How is solar radiation control achieved if it is desired?
Solar radiation control can be implemented during construction of a roof by selection of a membrane material with the desired characteristics of high solar reflectance and high infrared emittance. Since traditional built-up roofs are constructed by mopping down layers of roofing felts with asphaltic materials, they have radiation properties typical of asphaltic materials: very low solar reflectance (less than 0.1) and high infrared emittances (greater than 0.8). A layer of gravel on top of a built-up roof may have slightly higher solar reflectance and does add thermal mass, but it does not qualify the roof to be termed a roof with solar radiation control. Low-slope roof materials with composition like light-colored shingles for high-slope roofs (asphaltic materials with small light-colored granules embedded in the surface) have solar reflectance no higher than 0.25.
Single-ply roofing membranes are available with high solar reflectance and high infrared emittances. They can be installed with the same techniques as used for traditional black single-ply roofs made from ethylene propylene diene monomer (EPDM) or atactic polypropylene polymer (APP)-modified bitumen. Mechanical fasteners can be used to attach the roof insulation and the radiation control membrane to the roof deck in a sufficient number of spots to meet requirements for resistance to wind uplift and other structural requirements. Alternately, the insulation can be attached to the roof deck by fasteners or other means and the membrane can be adhered to the insulation with a suitable adhesive.

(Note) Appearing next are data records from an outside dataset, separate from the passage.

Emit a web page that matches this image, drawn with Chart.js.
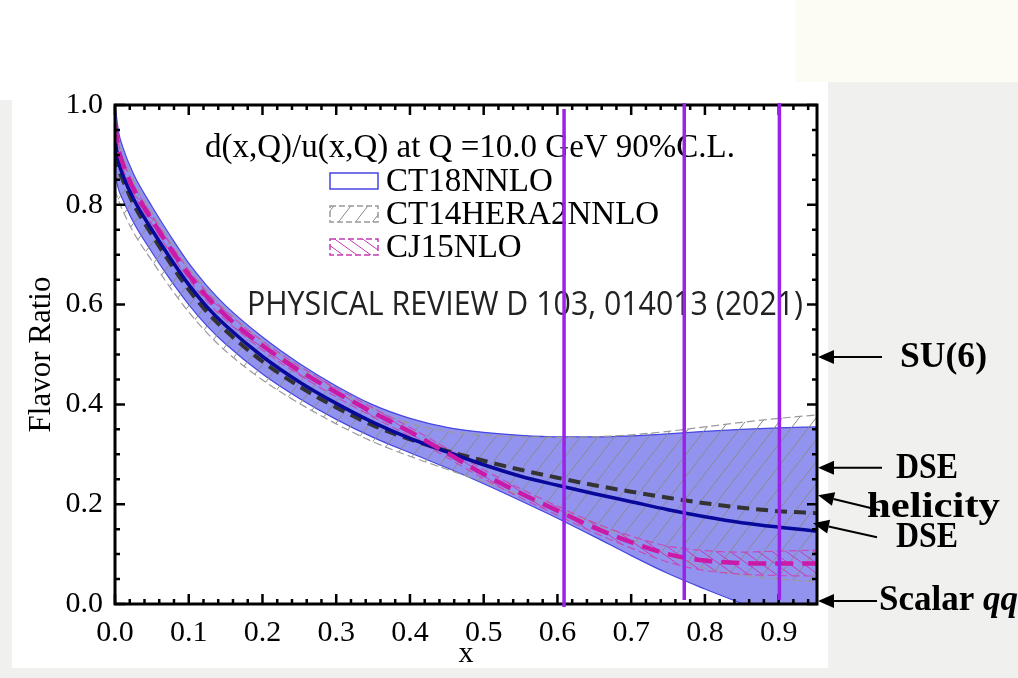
<!DOCTYPE html>
<html lang="en">
<head>
<meta charset="UTF-8" />
<title>d/u flavor ratio</title>
<script src="https://cdn.jsdelivr.net/npm/chart.js"></script>
<style>
    html, body { margin: 0; padding: 0; width: 1018px; height: 678px; overflow: hidden; background: #f0f0ee; }
    .topband { position: absolute; left: 0; top: 0; width: 800px; height: 100px; background: #fff; }
    .cream { position: absolute; left: 795px; top: 0; width: 223px; height: 82px; background: #fcfcf4; }
    .panel { position: absolute; left: 12px; top: 82px; width: 816px; height: 586px; background: #fff; }
    #wrap { position: absolute; left: 0; top: 0; width: 1018px; height: 678px; }
</style>
</head>
<body>
<div class="topband"></div>
<div class="cream"></div>
<div class="panel"></div>
<div id="wrap"><canvas id="ratioChart"></canvas></div>

<script>
// x grid and the curves
const xs = [0, 0.005, 0.01, 0.025, 0.05, 0.075, 0.1, 0.125, 0.15, 0.2, 0.25, 0.3, 0.35, 0.4, 0.45, 0.5, 0.55, 0.6, 0.65, 0.7, 0.75, 0.8, 0.85, 0.9, 0.952];

const ct18Central = [0.93, 0.885, 0.862, 0.812, 0.75, 0.693, 0.64, 0.595, 0.558, 0.496, 0.445, 0.402, 0.364, 0.332, 0.305, 0.279, 0.256, 0.238, 0.221, 0.205, 0.189, 0.175, 0.163, 0.154, 0.146];
const ct18Upper   = [1.0, 0.945, 0.918, 0.862, 0.797, 0.738, 0.683, 0.637, 0.598, 0.535, 0.482, 0.437, 0.399, 0.372, 0.354, 0.344, 0.338, 0.335, 0.335, 0.337, 0.341, 0.346, 0.35, 0.353, 0.355];
const ct18Lower   = [0.86, 0.83, 0.812, 0.765, 0.705, 0.65, 0.6, 0.557, 0.521, 0.461, 0.412, 0.37, 0.334, 0.303, 0.273, 0.241, 0.207, 0.172, 0.135, 0.097, 0.061, 0.03, 0.001, -0.027, -0.055];

const ct14Central = [0.90, 0.87, 0.852, 0.802, 0.74, 0.683, 0.63, 0.585, 0.548, 0.486, 0.436, 0.394, 0.358, 0.33, 0.307, 0.287, 0.269, 0.253, 0.238, 0.225, 0.213, 0.202, 0.193, 0.186, 0.182];
const ct14Upper   = [0.97, 0.925, 0.9, 0.848, 0.785, 0.727, 0.673, 0.628, 0.59, 0.526, 0.474, 0.428, 0.39, 0.362, 0.346, 0.338, 0.335, 0.334, 0.335, 0.339, 0.346, 0.355, 0.364, 0.372, 0.379];
const ct14Lower   = [0.83, 0.808, 0.79, 0.745, 0.688, 0.634, 0.585, 0.543, 0.507, 0.449, 0.402, 0.361, 0.325, 0.296, 0.27, 0.245, 0.218, 0.19, 0.16, 0.13, 0.098, 0.072, 0.058, 0.05, 0.044];

const cj15Central = [0.96, 0.91, 0.885, 0.832, 0.77, 0.713, 0.66, 0.615, 0.578, 0.518, 0.468, 0.424, 0.384, 0.345, 0.303, 0.26, 0.222, 0.187, 0.153, 0.124, 0.1, 0.087, 0.082, 0.081, 0.081];
const cj15Upper   = [0.975, 0.92, 0.894, 0.841, 0.779, 0.722, 0.669, 0.624, 0.587, 0.527, 0.477, 0.433, 0.393, 0.354, 0.312, 0.269, 0.231, 0.196, 0.163, 0.136, 0.116, 0.107, 0.104, 0.106, 0.108];
const cj15Lower   = [0.945, 0.9, 0.876, 0.823, 0.761, 0.704, 0.651, 0.606, 0.569, 0.509, 0.459, 0.415, 0.375, 0.336, 0.294, 0.251, 0.213, 0.178, 0.143, 0.112, 0.084, 0.067, 0.06, 0.057, 0.056];

// purple vertical markers
const purpleX      = [0.609, 0.772, 0.901];
const purpleTop    = [0.992, 1.004, 1.004];
const purpleBottom = [-0.006, 0.008, 0.008];

// labels + arrow targets on the right
const noteLabels = ['SU(6)', 'DSE', 'helicity', 'DSE', 'Scalar qq'];
const noteY      = [0.495, 0.273, 0.218, 0.162, 0.006];

const legendLabels = ['CT18NNLO', 'CT14HERA2NNLO', 'CJ15NLO'];
const legendTitle = 'd(x,Q)/u(x,Q) at Q =10.0 GeV 90%C.L.';
const sourceNote = 'PHYSICAL REVIEW D 103, 014013 (2021)';

const serif = '"Liberation Serif", "Times New Roman", serif';

function hatchPattern(color, w, h, dir) {
    const c = document.createElement('canvas');
    c.width = w; c.height = h;
    const g = c.getContext('2d');
    g.strokeStyle = color;
    g.lineWidth = 1;
    g.beginPath();
    if (dir > 0) { g.moveTo(-w, 2 * h); g.lineTo(2 * w, -h); }
    else { g.moveTo(-w, -h); g.lineTo(2 * w, 2 * h); }
    g.stroke();
    return g.createPattern(c, 'repeat');
}

const blueFill = 'rgba(95, 95, 232, 0.68)';
const greyHatch = hatchPattern('#8a8a8a', 17, 22, 1);
const pinkHatch = hatchPattern('#c43cb4', 14, 10, -1);

const pts = ys => xs.map((x, i) => ({ x: x, y: ys[i] }));
const vline = i => [{ x: purpleX[i], y: purpleTop[i] }, { x: purpleX[i], y: purpleBottom[i] }];

const edge = (data, color, dash, fill, bg, order) => ({
    data: data, borderColor: color, borderWidth: 1.2, borderDash: dash,
    fill: fill, backgroundColor: bg, order: order,
    pointRadius: 0, cubicInterpolationMode: 'monotone'
});
const central = (data, color, width, dash, order) => ({
    data: data, borderColor: color, borderWidth: width, borderDash: dash,
    fill: false, order: order, pointRadius: 0, cubicInterpolationMode: 'monotone'
});
const purple = i => ({
    data: vline(i), borderColor: '#9b22e8', borderWidth: 3.5, fill: false,
    pointRadius: 0, order: 1, clip: false
});

const FRAME_AFTER = 8; // draw frame/legend after the CJ15 central line, before purple markers

const frameAndLegend = {
    id: 'frameAndLegend',
    afterDatasetDraw(chart, args) {
        if (args.index !== FRAME_AFTER) return;
        const { ctx, chartArea: a, scales: { x, y } } = chart;
        ctx.save();
        ctx.strokeStyle = '#000';
        ctx.lineWidth = 2.5;
        ctx.setLineDash([]);
        // inward ticks, all four sides
        for (let i = 0; i * 0.02 <= 0.952; i++) {
            const px = x.getPixelForValue(i * 0.02);
            const len = i % 5 === 0 ? 10 : 5;
            ctx.beginPath();
            ctx.moveTo(px, a.bottom); ctx.lineTo(px, a.bottom - len);
            ctx.moveTo(px, a.top); ctx.lineTo(px, a.top + len);
            ctx.stroke();
        }
        for (let i = 0; i <= 20; i++) {
            const py = y.getPixelForValue(i * 0.05);
            const len = i % 4 === 0 ? 10 : 5;
            ctx.beginPath();
            ctx.moveTo(a.left, py); ctx.lineTo(a.left + len, py);
            ctx.moveTo(a.right, py); ctx.lineTo(a.right - len, py);
            ctx.stroke();
        }
        ctx.lineWidth = 3;
        ctx.strokeRect(a.left, a.top, a.right - a.left, a.bottom - a.top);

        // legend
        ctx.fillStyle = '#000';
        ctx.textBaseline = 'middle';
        ctx.textAlign = 'left';
        ctx.font = '33px ' + serif;
        ctx.fillText(legendTitle, 205, 148);

        const rows = [181, 214, 247];
        ctx.font = '33px ' + serif;
        legendLabels.forEach((lab, i) => {
            const by = rows[i] - 8;
            ctx.save();
            ctx.lineWidth = 1.5;
            if (i === 0) {
                ctx.fillStyle = '#fff';
                ctx.strokeStyle = '#4646e0';
            } else if (i === 1) {
                ctx.fillStyle = greyHatch;
                ctx.strokeStyle = '#999';
                ctx.setLineDash([6, 3]);
            } else {
                ctx.fillStyle = pinkHatch;
                ctx.strokeStyle = '#c43cb4';
                ctx.setLineDash([6, 3]);
            }
            ctx.fillRect(330, by, 48, 16);
            ctx.strokeRect(330, by, 48, 16);
            ctx.restore();
            ctx.fillText(lab, 386, rows[i] + 1);
        });

        // source reference, squeezed to the width it has in the figure
        ctx.font = '32px "Open Sans", "Liberation Sans", sans-serif';
        ctx.fillStyle = '#222';
        const w = ctx.measureText(sourceNote).width;
        ctx.save();
        ctx.translate(247, 306);
        ctx.scale(556 / w, 1);
        ctx.fillText(sourceNote, 0, 0);
        ctx.restore();
        ctx.restore();
    }
};

function arrow(ctx, x1, y1, x2, y2) {
    const ang = Math.atan2(y2 - y1, x2 - x1);
    const hl = 16, hw = 7;
    const bx = x2 - hl * Math.cos(ang), by = y2 - hl * Math.sin(ang);
    ctx.beginPath();
    ctx.moveTo(x1, y1); ctx.lineTo(bx, by);
    ctx.stroke();
    ctx.beginPath();
    ctx.moveTo(x2, y2);
    ctx.lineTo(bx + hw * Math.sin(ang), by - hw * Math.cos(ang));
    ctx.lineTo(bx - hw * Math.sin(ang), by + hw * Math.cos(ang));
    ctx.closePath();
    ctx.fill();
}

// tail, text offsets and text width for each note (pixels)
const noteLayout = [
    { tipDx: 0, tailX: 882, tailDy: 0, textX: 900, textDy: 1, width: 87 },
    { tipDx: 0, tailX: 882, tailDy: 0, textX: 896, textDy: 1, width: 62 },
    { tipDx: 0, tailX: 880, tailDy: 15, textX: 867, textDy: 13, width: 133 },
    { tipDx: -5, tailX: 877, tailDy: 14, textX: 896, textDy: 15, width: 62 },
    { tipDx: 0, tailX: 877, tailDy: 0, textX: 879, textDy: 0, width: 0 }
];

const sideNotes = {
    id: 'sideNotes',
    afterDraw(chart) {
        const { ctx, chartArea: a, scales: { y } } = chart;
        ctx.save();
        ctx.fillStyle = '#000';
        ctx.strokeStyle = '#000';
        ctx.lineWidth = 2;
        ctx.textBaseline = 'middle';
        ctx.textAlign = 'left';
        noteLabels.forEach((lab, i) => {
            const L = noteLayout[i];
            const ty = y.getPixelForValue(noteY[i]);
            arrow(ctx, L.tailX, ty + L.tailDy, a.right + 1 + L.tipDx, ty);
            ctx.font = 'bold 35px ' + serif;
            if (lab === 'Scalar qq') {
                ctx.fillText('Scalar ', L.textX, ty + L.textDy);
                const w = ctx.measureText('Scalar ').width;
                ctx.font = 'italic bold 35px ' + serif;
                ctx.fillText('qq', L.textX + w, ty + L.textDy);
            } else {
                const w = ctx.measureText(lab).width;
                ctx.save();
                ctx.translate(L.textX, ty + L.textDy);
                ctx.scale(L.width / w, 1);
                ctx.fillText(lab, 0, 0);
                ctx.restore();
            }
        });
        ctx.restore();
    }
};

const ctx = document.getElementById('ratioChart').getContext('2d');
const ratioChart = new Chart(ctx, {
    type: 'line',
    data: {
        datasets: [
            edge(pts(ct18Upper), '#4646e0', [], '+1', blueFill, 10),
            edge(pts(ct18Lower), '#4646e0', [], false, undefined, 9),
            edge(pts(ct14Upper), '#9a9a9a', [8, 4], '+1', greyHatch, 8),
            edge(pts(ct14Lower), '#9a9a9a', [8, 4], false, undefined, 7),
            edge(pts(cj15Upper), '#c84cb8', [8, 4], '+1', pinkHatch, 6),
            edge(pts(cj15Lower), '#c84cb8', [8, 4], false, undefined, 5),
            central(pts(ct14Central), '#333333', 4, [12, 7], 4),
            central(pts(ct18Central), '#08089a', 3.5, [], 3),
            central(pts(cj15Central), '#cc1aa8', 4.5, [18, 9], 2),
            purple(0), purple(1), purple(2)
        ]
    },
    options: {
        responsive: true,
        maintainAspectRatio: false,
        animation: false,
        layout: { padding: { left: 12, right: 201, top: 105, bottom: 6 } },
        plugins: { legend: { display: false }, tooltip: { enabled: false } },
        scales: {
            x: {
                type: 'linear', min: 0, max: 0.952,
                grid: { display: false }, border: { display: false },
                ticks: {
                    stepSize: 0.1, includeBounds: false, autoSkip: false, maxRotation: 0,
                    padding: 3, color: '#000', font: { family: serif, size: 30 },
                    callback: v => v.toFixed(1)
                },
                title: { display: true, text: 'x', color: '#000', font: { family: serif, size: 30 }, padding: { top: 0, bottom: 0 } },
                afterFit: s => { s.height = 68; }
            },
            y: {
                min: 0, max: 1,
                grid: { display: false }, border: { display: false },
                ticks: {
                    stepSize: 0.2, padding: 4, color: '#000', font: { family: serif, size: 30 },
                    callback: v => v.toFixed(1)
                },
                title: { display: true, text: 'Flavor Ratio', color: '#000', font: { family: serif, size: 31 }, padding: { top: 11, bottom: 11 } },
                afterFit: s => { s.width = 103; }
            }
        }
    },
    plugins: [frameAndLegend, sideNotes]
});
</script>
</body>
</html>
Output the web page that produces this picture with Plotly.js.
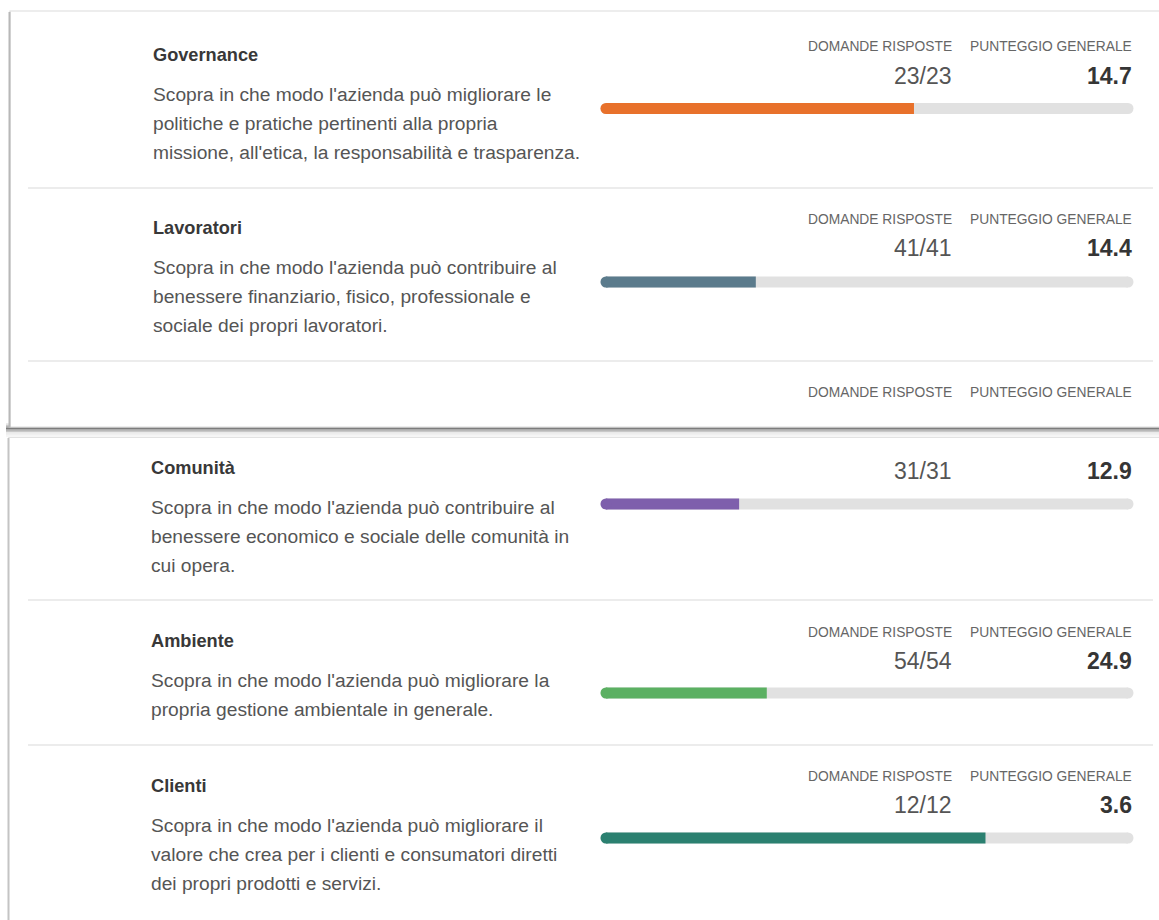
<!DOCTYPE html>
<html>
<head>
<meta charset="utf-8">
<script src="https://cdn.plot.ly/plotly-3.0.1.min.js"></script>
<style>
  html, body { margin: 0; padding: 0; background: #ffffff; }
  #chart { width: 1159px; height: 920px; }
</style>
</head>
<body>
<div id="chart"></div>
<script>
// ---------------- DATA ----------------
const categories = ['Governance', 'Lavoratori', 'Comunità', 'Ambiente', 'Clienti'];
const descriptions = [
  ["Scopra in che modo l'azienda può migliorare le", "politiche e pratiche pertinenti alla propria", "missione, all'etica, la responsabilità e trasparenza."],
  ["Scopra in che modo l'azienda può contribuire al", "benessere finanziario, fisico, professionale e", "sociale dei propri lavoratori."],
  ["Scopra in che modo l'azienda può contribuire al", "benessere economico e sociale delle comunità in", "cui opera."],
  ["Scopra in che modo l'azienda può migliorare la", "propria gestione ambientale in generale."],
  ["Scopra in che modo l'azienda può migliorare il", "valore che crea per i clienti e consumatori diretti", "dei propri prodotti e servizi."]
];
const answered = ['23/23', '41/41', '31/31', '54/54', '12/12'];
const scores = [14.7, 14.4, 12.9, 24.9, 3.6];
const progress = [59.0, 28.7, 25.5, 30.8, 72.7];   // % of bar filled
const barColors = ['#E8712B', '#5B7B8C', '#7E5FAC', '#5BB062', '#2B8070'];
const headerAnswered = 'DOMANDE RISPOSTE';
const headerScore = 'PUNTEGGIO GENERALE';

// ---------------- LAYOUT POSITIONS (pixels) ----------------
const W = 1159, H = 920;
const rowTitleY = [55, 228, 468, 641, 786];
const rowTitleX = [153, 153, 151, 151, 151];
const rowDescY0 = [94, 267, 507, 680, 825];
const descLineH = 29;
const rowHeaderY = [46, 219, 392, 632, 776];
const rowValueY = [76, 248, 471, 661, 805];
const rowBarY = [108.5, 282, 504, 693, 838];
const separatorsY = [188, 361, 600, 745];
const colAnsweredX = 952, colScoreX = 1132;
const barStartPx = 606, barEndPx = 1128, barThick = 11;

const FONT = 'Liberation Sans, Arial, Helvetica, sans-serif';
const px = v => v / W;

const traces = [];
categories.forEach((c, i) => {
  // track
  traces.push({
    type: 'scatter', mode: 'lines+markers', x: [0, 100], y: [rowBarY[i], rowBarY[i]],
    line: { color: '#E1E1E1', width: barThick }, marker: { color: '#E1E1E1', size: barThick },
    cliponaxis: false, hoverinfo: 'skip', showlegend: false
  });
  // filled part
  traces.push({
    type: 'scatter', mode: 'lines', x: [0, progress[i]], y: [rowBarY[i], rowBarY[i]],
    line: { color: barColors[i], width: barThick }, cliponaxis: false,
    name: c, hovertemplate: c + ': %{x}%<extra></extra>', showlegend: false
  });
  traces.push({
    type: 'scatter', mode: 'markers', x: [0], y: [rowBarY[i]], cliponaxis: false,
    marker: { color: barColors[i], size: barThick }, hoverinfo: 'skip', showlegend: false
  });
});

const ann = (x, y, text, anchor, size, color) => ({
  xref: 'paper', yref: 'y', x: px(x), y: y, xanchor: anchor, yanchor: 'middle',
  text: text, showarrow: false, borderpad: 0, borderwidth: 0,
  font: { family: FONT, size: size, color: color }
});

const annotations = [];
categories.forEach((c, i) => {
  annotations.push(ann(rowTitleX[i], rowTitleY[i], '<b>' + c + '</b>', 'left', 18.2, '#383838'));
  descriptions[i].forEach((line, k) => {
    annotations.push(ann(rowTitleX[i], rowDescY0[i] + k * descLineH, line, 'left', 19.2, '#555555'));
  });
  annotations.push(ann(colAnsweredX, rowHeaderY[i], headerAnswered, 'right', 13.8, '#666666'));
  annotations.push(ann(colScoreX, rowHeaderY[i], headerScore, 'right', 13.8, '#666666'));
  annotations.push(ann(colAnsweredX, rowValueY[i], answered[i], 'right', 23, '#555555'));
  annotations.push(ann(colScoreX, rowValueY[i], '<b>' + scores[i].toFixed(1) + '</b>', 'right', 23, '#353535'));
});

const shapes = [];
// top card shadow below
const shadow = [[424, '#e4e4e4'], [425.5, '#c9c9c9'], [427, '#a0a0a0'], [428.5, '#7c7c7c'], [430, '#9a9a9a'], [431.5, '#c8c8c8'], [433, '#e6e6e6'], [434.5, '#f0f0f0'], [436, '#f3f3f3']];
shadow.forEach(([y, col]) => shapes.push({ type: 'line', xref: 'paper', yref: 'y', x0: px(6), x1: 1, y0: y, y1: y, line: { color: col, width: 1.6 }, layer: 'below' }));
// top card
shapes.push({ type: 'rect', xref: 'paper', yref: 'y', x0: px(10), x1: 1.01, y0: 11, y1: 427, fillcolor: '#ffffff', line: { color: '#dcdcdc', width: 1.2 }, layer: 'below' });
shapes.push({ type: 'line', xref: 'paper', yref: 'y', x0: px(9.5), x1: px(9.5), y0: 12, y1: 428, line: { color: '#b8b8b8', width: 2 }, layer: 'below' });
// bottom card
shapes.push({ type: 'rect', xref: 'paper', yref: 'y', x0: px(8.5), x1: 1.01, y0: 437.5, y1: 925, fillcolor: '#ffffff', line: { color: '#e2e2e2', width: 1 }, layer: 'below' });
shapes.push({ type: 'line', xref: 'paper', yref: 'y', x0: px(8.5), x1: px(8.5), y0: 438, y1: 920, line: { color: '#c4c4c4', width: 2 }, layer: 'below' });
// separators
separatorsY.forEach(y => shapes.push({ type: 'line', xref: 'paper', yref: 'y', x0: px(28), x1: px(1153), y0: y, y1: y, line: { color: '#e6e6e6', width: 1.5 }, layer: 'below' }));

const layout = {
  width: W, height: H,
  margin: { l: 0, r: 0, t: 0, b: 0 },
  paper_bgcolor: '#ffffff', plot_bgcolor: 'rgba(0,0,0,0)',
  showlegend: false,
  xaxis: { domain: [px(barStartPx), px(barEndPx)], range: [0, 100], visible: false, fixedrange: true },
  yaxis: { domain: [0, 1], range: [H, 0], visible: false, fixedrange: true },
  annotations: annotations,
  shapes: shapes,
  font: { family: FONT }
};

Plotly.newPlot('chart', traces, layout, { displayModeBar: false, staticPlot: true });
</script>
</body>
</html>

After construction of a traditional black roof, solar radiation control can still be achieved. Liquid coatings can be sprayed, brushed or rolled on to the membrane. They dry to form a surface with radiation properties independent of those of the substrate. True radiation control coatings, with initial out-of-the-can solar reflectance greater than 0.75 and infrared emittances greater than 0.75, are generally white, water-based latex or acrylic products with titanium dioxide added to achieve high solar reflectance. The membrane needs to weather several weeks and/or special base coats must be applied to form a good bond between the coating and the roof.
Other coating materials and cap sheets are available with initial solar reflectance generally less than 0.75 and infrared emittances anywhere from low to high values depending upon the material. Many have aluminum particles added to enhance the solar reflectance. A good bond between the coating and the substrate is also very important for these coatings and some weathering of the substrate and/or special base coats are needed to achieve it. Cap sheets are a layer of bare or coated metal which is factory-applied to a substrate of asphaltic single-ply membrane material. The substrate with cap sheet attached can be torch-adhered or adhesive-adhered to a fresh or weathered asphaltic roof membrane.